Book Review: London Lies By Various Authors

Rachel Holdsworth
By Rachel Holdsworth Last edited 137 months ago

Last Updated 16 November 2012

Book Review: London Lies By Various Authors

On the second Tuesday of every month, if you head to the basement of the Phoenix pub on Cavendish Square, you can hear new short stories written to a specific theme. You will have stumbled upon Liars' League, and it is good. Open submissions are whittled down by the LL team, who then select actors to perform them on the night. You can see the results for yourself on their website.

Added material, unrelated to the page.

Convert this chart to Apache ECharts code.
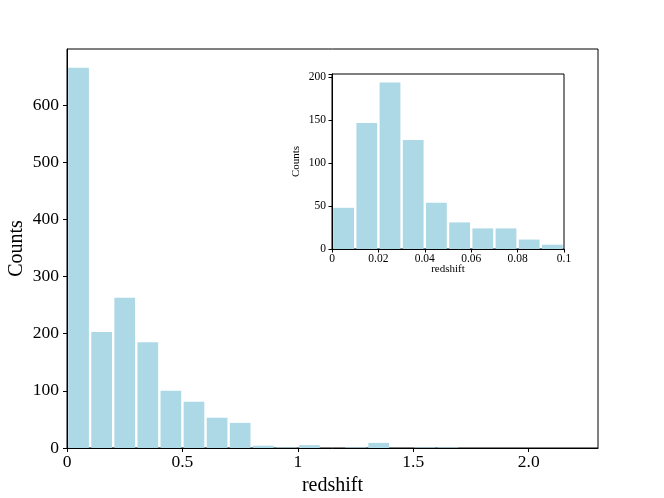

Of course, what this means is that over five years an awful lot of short stories have been generated. So Katy Darby and Cherry Potts have collated stories with a London link into this anthology. There's the frustrations of dating at the Renoir, finding inspiration on the tube, getting drunk and rejected by the city and many other snippets of capital life. Some are tangentially related, some could only take place here. Some end on a punchline, some on a sucker punch, and the one about an elderly lady after the apocalypse nearly had us snivelling on a commuter train.

The short story is an overlooked form and it's appropriate that we're reviewing this collection in National Short Story Week. We're not going to claim that every story in London Lies is a Dorothy Parker, but each has a distinctive voice and a point to make. Perfect for reading in bite-sized chunks on the way around town.

London Lies is published by Arachne Press, £9.99. Available from Amazon or your local bookshop.